Partners are not motivated by money.This comes as a surprise to observers, who cannot understand how people who earn so much can be said to not be motivated by money.
But it's true.
Few partners are energised to work to hit a financial target. The managing partner perhaps and the occasional "other". That's because most partners have a different goal. To work for good clients, who offer interesting work, and who are willing to pay full rate, without being asked or chased for fees. Yes, revenue is important, but they want it as the result of the above, not as the goal.
Despite this truth, business planning is often number-centric. Working back from PEP to margin, to chargeable rate and chargeable hours via machinations of the DuPont formula we decide targets, goals, measures and indicators. To a largely indifferent partnership. Managing partners try to hold partners accountable to numbers which have little or no motivational power. Some are hit. Some are not. But it is despite, not because of, the number-focus.
Meanwhile on the ground, most partners agree that they just want a fair remuneration system. There lies the problem. Who decides what fair means, let alone what it looks like in action? Whatever the definition and process, some partners will cry foul. Some will compare themselves against a colleague ("Susan never cross-sells"), others a former colleague ("Simon at Pinsents is a poor lawyer yet he gets £500K) and yet others stake a technical claim ("I should get credit for Eric's work because I made the introductions"), and so on.
These debates generate their own negative magnetic field, attracting the in-fighters, dragging down momentum. The test is, "does the remuneration reflect the desired behaviours?" That is, do the people who do what we want get rewarded? If "yes" - or in the real world, "mainly yes", well done. You will always have those who feel hard done by. The solution is to set up an appeals committee.
If you want to drive behaviour change, however, the focus should be on convincing the partners that your chosen strategy will bring in better clients and better work - a 100% recovery rate and pay-by-return of post are usually bigger challenges. You need not only "consulted-convinced", but "committed-convinced".
How?
You wouldn't want me to give away all my secrets, would you?
Some people are born curious. They always want to know how, why, who, when & what? And why not? And what if?
Curious people make great salespeople.
This is because they demonstrate the 2 characteristics of great salespeople:
- They ask the right questions
- They listen to the answers.
Clients love curious people, because they ask great questions which force the client to think. Then they help the client talk through the issues raised. Which makes the questioner be more like a valued consultant than a salesman - or even a lawyer.

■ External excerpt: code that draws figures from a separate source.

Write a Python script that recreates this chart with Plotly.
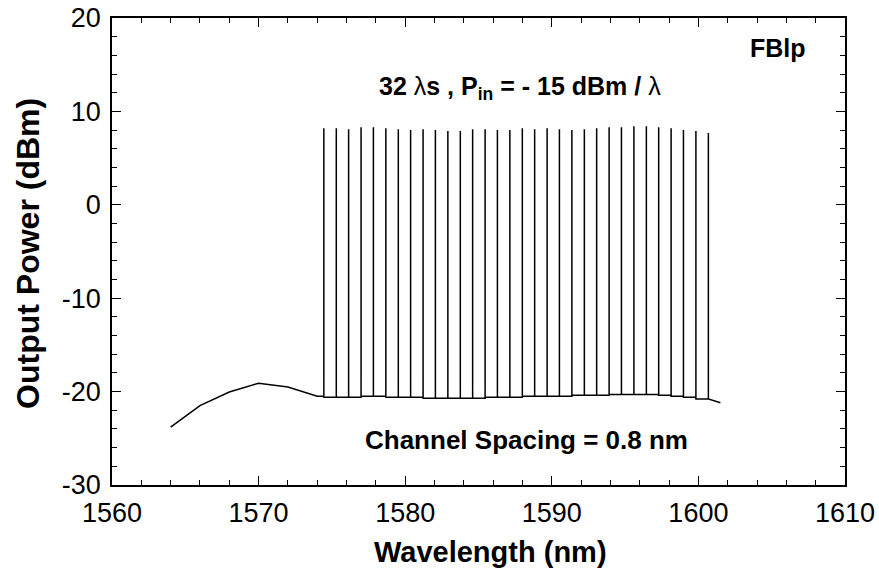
import plotly.graph_objects as go

# ---- data ----
ase_wl = [1564.0, 1566.0, 1568.0, 1570.0, 1572.0, 1574.0]
ase_dbm = [-23.8, -21.5, -20.05, -19.1, -19.5, -20.5]

peak_wl = [1574.45, 1575.30, 1576.14, 1576.99, 1577.83, 1578.68, 1579.53, 1580.37,
           1581.22, 1582.06, 1582.91, 1583.76, 1584.60, 1585.45, 1586.29, 1587.14,
           1587.99, 1588.83, 1589.68, 1590.52, 1591.37, 1592.22, 1593.06, 1593.91,
           1594.75, 1595.60, 1596.45, 1597.29, 1598.14, 1598.98, 1599.83, 1600.68]
peak_dbm = [8.2, 8.2, 8.1, 8.3, 8.3, 8.2, 8.1, 8.0,
            8.1, 8.0, 7.9, 7.9, 8.1, 8.1, 8.0, 8.0,
            8.2, 8.1, 8.2, 8.1, 8.0, 8.1, 8.2, 8.3,
            8.3, 8.4, 8.4, 8.3, 8.2, 8.0, 7.9, 7.7]
# noise floor between neighbouring channels (after each peak)
floor_dbm = [-20.6, -20.6, -20.6, -20.5, -20.5, -20.6, -20.6, -20.6,
             -20.7, -20.7, -20.7, -20.7, -20.7, -20.6, -20.6, -20.6,
             -20.5, -20.5, -20.5, -20.5, -20.4, -20.4, -20.4, -20.3,
             -20.3, -20.3, -20.3, -20.4, -20.5, -20.6, -20.8, -20.8]
tail_wl = [1601.5]
tail_dbm = [-21.2]

x_tick_vals = [1560, 1570, 1580, 1590, 1600, 1610]
x_tick_text = ["1560", "1570", "1580", "1590", "1600", "1610"]
y_tick_vals = [-30, -20, -10, 0, 10, 20]
y_tick_text = ["-30", "-20", "-10", "0", "10", "20"]

# ---- build spectrum ----
xs = list(ase_wl)
ys = list(ase_dbm)
prev_floor = ase_dbm[-1]
for wl, pk, fl in zip(peak_wl, peak_dbm, floor_dbm):
    xs += [wl, wl, wl]
    ys += [prev_floor, pk, fl]
    prev_floor = fl
xs += tail_wl
ys += tail_dbm

fig = go.Figure()
fig.add_trace(go.Scatter(x=xs, y=ys, mode="lines",
                         line=dict(color="black", width=1.5), showlegend=False,
                         hoverinfo="skip"))

FONT = "Liberation Sans, Arial, sans-serif"
axis_common = dict(
    showline=True, linecolor="black", linewidth=1.5, mirror="allticks",
    ticks="inside", ticklen=9, tickwidth=1.2, tickcolor="black",
    showgrid=False, zeroline=False, automargin=False,
    tickfont=dict(family=FONT, size=27, color="black"),
)
fig.update_xaxes(range=[1560, 1610], tickvals=x_tick_vals, ticktext=x_tick_text,
                 ticklabelstandoff=3,
                 minor=dict(dtick=2, tick0=1560, ticklen=5, ticks="inside", tickcolor="black", tickwidth=1.2),
                 **axis_common)
fig.update_yaxes(range=[-30, 20], tickvals=y_tick_vals, ticktext=y_tick_text,
                 ticklabelstandoff=4,
                 minor=dict(dtick=2, tick0=-30, ticklen=5, ticks="inside", tickcolor="black", tickwidth=1.2),
                 **axis_common)

# axis titles
fig.add_annotation(x=0.517, y=-0.1435, xref="paper", yref="paper", showarrow=False,
                   xanchor="center", yanchor="middle",
                   text="<b>Wavelength (nm)</b>", font=dict(family=FONT, size=29, color="black"))
fig.add_annotation(x=-0.1146, y=0.497, xref="paper", yref="paper", showarrow=False,
                   xanchor="center", yanchor="middle", textangle=-90,
                   text="<b>Output Power (dBm)</b>", font=dict(family=FONT, size=32, color="black"))

fig.add_annotation(x=1605.4, y=16.8, xref="x", yref="y", showarrow=False,
                   text="<b>FBlp</b>", font=dict(family=FONT, size=25, color="black"))
fig.add_annotation(x=1587.8, y=12.5, xref="x", yref="y", showarrow=False,
                   text="<b>32 </b>λ<b>s , P<sub>in</sub> = - 15 dBm / </b>λ",
                   font=dict(family=FONT, size=25, color="black"))
fig.add_annotation(x=1588.3, y=-25.2, xref="x", yref="y", showarrow=False,
                   text="<b>Channel Spacing = 0.8 nm</b>",
                   font=dict(family=FONT, size=26, color="black"))

fig.update_layout(width=879, height=574, margin=dict(l=112, r=34, t=18, b=89),
                  plot_bgcolor="white", paper_bgcolor="white")
fig.write_html("out.html")
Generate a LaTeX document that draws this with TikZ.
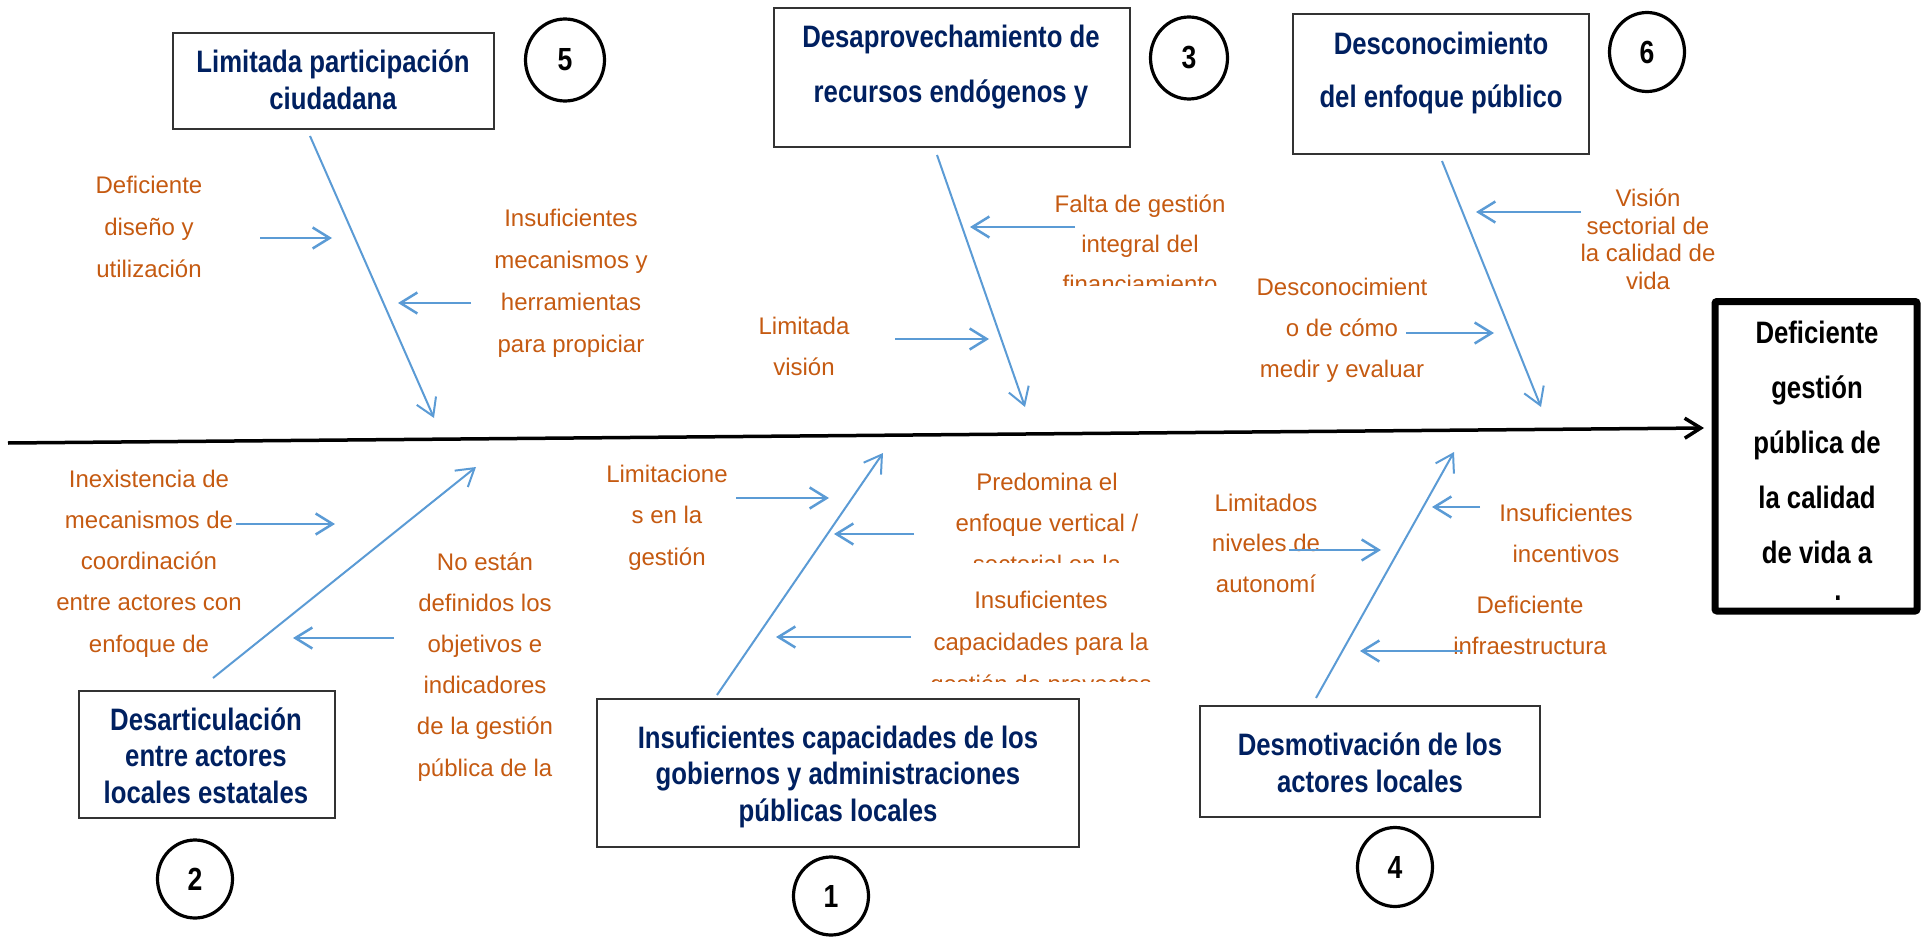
\documentclass[tikz,border=0pt]{standalone}
\usepackage{fontspec}
\setmainfont{Liberation Sans}
\newfontfamily\headfont[FakeStretch=0.83]{Liberation Sans}
\usetikzlibrary{arrows.meta,shapes.geometric}
\definecolor{causeorange}{HTML}{C55A11}
\definecolor{branchblue}{HTML}{5B9BD5}
\definecolor{headnavy}{HTML}{002060}
\begin{document}
\begin{tikzpicture}[x=1pt,y=-1pt,
  cause/.style={text=causeorange, font=\fontsize{24}{41.5}\selectfont, align=center, inner sep=0pt, anchor=base},
  head/.style={text=headnavy, font=\headfont\bfseries\fontsize{31}{37}\selectfont, align=center, inner sep=0pt, anchor=base},
  hbox/.style={draw=black!80, line width=1.5pt, inner sep=0pt},
  effbox/.style={draw=black, line width=7pt, rounded corners=2pt, inner sep=0pt},
  numc/.style={ellipse, draw=black, line width=3.2pt, inner sep=0pt, font=\headfont\bfseries\fontsize{32}{32}\selectfont},
  small/.style={draw=branchblue, line width=2.5pt, -{Straight Barb[length=17pt,width=21pt]}},
  branch/.style={draw=branchblue, line width=2pt, -{Straight Barb[length=17pt,width=21pt]}},
  spine/.style={draw=black, line width=3.5pt, -{Straight Barb[length=16pt,width=20pt]}}
]
\useasboundingbox (0,0) rectangle (1923,947);

% ---------- spine ----------
\coordinate (sp0) at (8,443);
\coordinate (sp1) at (1704,428);
\draw[spine] (sp0) -- (sp1);

% ---------- effect ----------
\node[effbox, minimum width=202pt, minimum height=309.5pt] (eff) at (1816,456.25) {};
\node[head, text=black, font=\headfont\bfseries\fontsize{31}{55}\selectfont] (efft) at (1817,563)
  {Deficiente\\gestión\\pública de\\la calidad\\de vida a};
\node[head, text=black] (effdot) at (1838,600) {.};

% ---------- cause boxes ----------
\node[hbox, minimum width=321pt, minimum height=96pt] (b5) at (333.5,81) {};
\node[head] (b5t) at (333,110) {Limitada participación\\ciudadana};

\node[hbox, minimum width=356pt, minimum height=139pt] (b3) at (952,77.5) {};
\node[head, font=\headfont\bfseries\fontsize{31}{55}\selectfont] (b3t) at (951,103) {Desaprovechamiento de\\recursos endógenos y};

\node[hbox, minimum width=296pt, minimum height=140pt] (b6) at (1441,84) {};
\node[head, font=\headfont\bfseries\fontsize{31}{53}\selectfont] (b6t) at (1441,108) {Desconocimiento\\del enfoque público};

\node[hbox, minimum width=256pt, minimum height=127pt] (b2) at (207,754.5) {};
\node[head, font=\headfont\bfseries\fontsize{31}{36.5}\selectfont] (b2t) at (206,803) {Desarticulación\\entre actores\\locales estatales};

\node[hbox, minimum width=482pt, minimum height=148pt] (b1) at (838,773) {};
\node[head, font=\headfont\bfseries\fontsize{31}{36.5}\selectfont] (b1t) at (838,821) {Insuficientes capacidades de los\\gobiernos y administraciones\\públicas locales};

\node[hbox, minimum width=340pt, minimum height=111pt] (b4) at (1370,761.5) {};
\node[head] (b4t) at (1370,792) {Desmotivación de los\\actores locales};

% ---------- numbers ----------
\node[numc, minimum width=79pt, minimum height=82pt] (c5) at (565,60) {5};
\node[numc, minimum width=77pt, minimum height=82pt] (c3) at (1189,58) {3};
\node[numc, minimum width=75pt, minimum height=79pt] (c6) at (1647,52) {6};
\node[numc, minimum width=75pt, minimum height=78pt] (c2) at (195,879) {2};
\node[numc, minimum width=75pt, minimum height=78pt] (c1) at (831,896) {1};
\node[numc, minimum width=75pt, minimum height=79pt] (c4) at (1395,867) {4};

% ---------- branches ----------
\coordinate (br5s) at (310,136);  \coordinate (br5e) at (434,418);
\coordinate (br3s) at (937,155);  \coordinate (br3e) at (1025,407);
\coordinate (br6s) at (1442,161); \coordinate (br6e) at (1541,407);
\coordinate (br2s) at (213,678);  \coordinate (br2e) at (476,467);
\coordinate (br1s) at (717,695);  \coordinate (br1e) at (883,453);
\coordinate (br4s) at (1316,698); \coordinate (br4e) at (1454,452);
\draw[branch] (br5s) -- (br5e);
\draw[branch] (br3s) -- (br3e);
\draw[branch] (br6s) -- (br6e);
\draw[branch] (br2s) -- (br2e);
\draw[branch] (br1s) -- (br1e);
\draw[branch] (br4s) -- (br4e);

% ---------- sub-causes (anchor = baseline of last line) ----------
\node[cause, font=\fontsize{24}{42}\selectfont] (o5a) at (149,277) {Deficiente\\diseño y\\utilización};
\node[cause, font=\fontsize{24}{41.7}\selectfont] (o5b) at (571,352) {Insuficientes\\mecanismos y\\herramientas\\para propiciar};
\node[cause, font=\fontsize{24}{40}\selectfont] (o3a) at (1140,252) {Falta de gestión\\integral del};
\begin{scope}
  \clip (1030,260) rectangle (1250,285);
  \node[cause] (o3a3) at (1140,292) {financiamiento};
\end{scope}
\node[cause, font=\fontsize{24}{41}\selectfont] (o3b) at (804,375) {Limitada\\visión};
\node[cause, font=\fontsize{24}{27.4}\selectfont] (o6a) at (1648,289) {Visión\\sectorial de\\la calidad de\\vida};
\node[cause, font=\fontsize{24}{41}\selectfont] (o6b) at (1342,377) {Desconocimient\\o de cómo\\medir y evaluar};
\node[cause, font=\fontsize{24}{41.25}\selectfont] (o2a) at (149,652) {Inexistencia de\\mecanismos de\\coordinación\\entre actores con\\enfoque de};
\node[cause, font=\fontsize{24}{41.2}\selectfont] (o2b) at (485,776) {No están\\definidos los\\objetivos e\\indicadores\\de la gestión\\pública de la};
\node[cause, font=\fontsize{24}{41.5}\selectfont] (o1a) at (667,565) {Limitacione\\s en la\\gestión};
\node[cause, font=\fontsize{24}{41}\selectfont] (o1b) at (1047,531) {Predomina el\\enfoque vertical /};
\begin{scope}
  \clip (930,540) rectangle (1170,562);
  \node[cause] (o1b3) at (1047,572) {sectorial en la};
\end{scope}
\node[cause, font=\fontsize{24}{42}\selectfont] (o1c) at (1041,650) {Insuficientes\\capacidades para la};
\begin{scope}
  \clip (900,660) rectangle (1180,681);
  \node[cause] (o1c3) at (1041,692) {gestión de proyectos};
\end{scope}
\node[cause, font=\fontsize{24}{40.5}\selectfont] (o4a) at (1266,592) {Limitados\\niveles de\\autonomí};
\node[cause, font=\fontsize{24}{41}\selectfont] (o4b) at (1566,562) {Insuficientes\\incentivos};
\node[cause, font=\fontsize{24}{41}\selectfont] (o4c) at (1530,654) {Deficiente\\infraestructura};

% ---------- small arrows ----------
\coordinate (a5as) at (260,238);  \coordinate (a5ae) at (332,238);
\coordinate (a5bs) at (471,303);  \coordinate (a5be) at (398,303);
\coordinate (a3as) at (1075,227); \coordinate (a3ae) at (970,227);
\coordinate (a3bs) at (895,339);  \coordinate (a3be) at (989,339);
\coordinate (a6as) at (1581,212); \coordinate (a6ae) at (1476,212);
\coordinate (a6bs) at (1406,333); \coordinate (a6be) at (1494,333);
\coordinate (a2as) at (236,524);  \coordinate (a2ae) at (335,524);
\coordinate (a2bs) at (394,638);  \coordinate (a2be) at (293,638);
\coordinate (a1as) at (736,498);  \coordinate (a1ae) at (829,498);
\coordinate (a1bs) at (914,534);  \coordinate (a1be) at (834,534);
\coordinate (a1cs) at (911,637);  \coordinate (a1ce) at (776,637);
\coordinate (a4as) at (1289,550); \coordinate (a4ae) at (1381,550);
\coordinate (a4bs) at (1480,507); \coordinate (a4be) at (1432,507);
\coordinate (a4cs) at (1463,651); \coordinate (a4ce) at (1360,651);
\foreach \a in {5a,5b,3a,3b,6a,6b,2a,2b,1a,1b,1c,4a,4b,4c}
  \draw[small] (a\a s) -- (a\a e);
\end{tikzpicture}
\end{document}
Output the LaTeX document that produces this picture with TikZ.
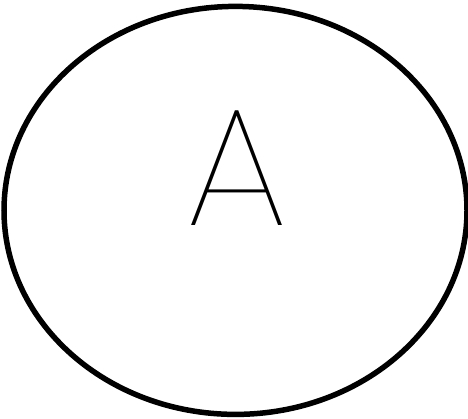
\documentclass[tikz,border=0pt]{standalone}
\usepackage{fontspec}
\newfontfamily\thinfont{Poppins}[UprightFont=* Thin]
\usetikzlibrary{shapes.geometric}
\tikzset{
  oval/.style={draw=black, line width=5.5pt, ellipse, inner sep=0pt},
  letter/.style={font=\thinfont\fontsize{168}{168}\selectfont, inner sep=0pt, anchor=center}
}
\begin{document}
\begin{tikzpicture}[x=1pt,y=1pt]
\useasboundingbox (0,0) rectangle (468,418);
\node[oval, minimum width=463pt, minimum height=408pt] (e) at (235.5,207.6) {};
\node[letter] (a) at (237,250) {A};
\end{tikzpicture}
\end{document}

Lawyers are trained to gain deep specialism in a narrow field. They ask questions in this narrow field to get the information necessary to do great legal work. As a result, however, they often miss joining-the-dots. They feel awkward asking questions outside their legal expertise, lest the client is offended or baulks at the question.
Too many fail to engage with their client's business, which is a shame, because clients love talking about their business.
"Knowledge speaks but wisdom listens" Jimi Hendrix
Things continue to get tougher
RBS have asked law firms to consider Mexican wave arrangements to drive down fees. Others are said to be following suit.
Tenders are no longer won by offering wafer-thin margins, as more and more firms drift towards low price as their key differentiator.
To lower price, most firms have considered off-shoring or outsourcing for routine work to reduce costs, but this is open to all firms, so cannot offer a definitive advantage.
Many firms are stuck in the middle - seen as neither volume producers or high-end practitioners by their clients. One solution being tried by some firms is the "Waitrose essentials" approach. These firms are looking at their standard offerings and finding ways of making them simpler to understand, simpler to buy, and tying the product to a bottom-line saving for the client.
This methodology requires some lateral thinking from the law firm partners, who will typically state "everything we do is bespoke" & "we cannot measure a bottom-line benefit for the client".
We have worked with other firms, in most sectors, and know this isn't true. In the meantime the firms that change will eat the lunch of those who say it isn't possible.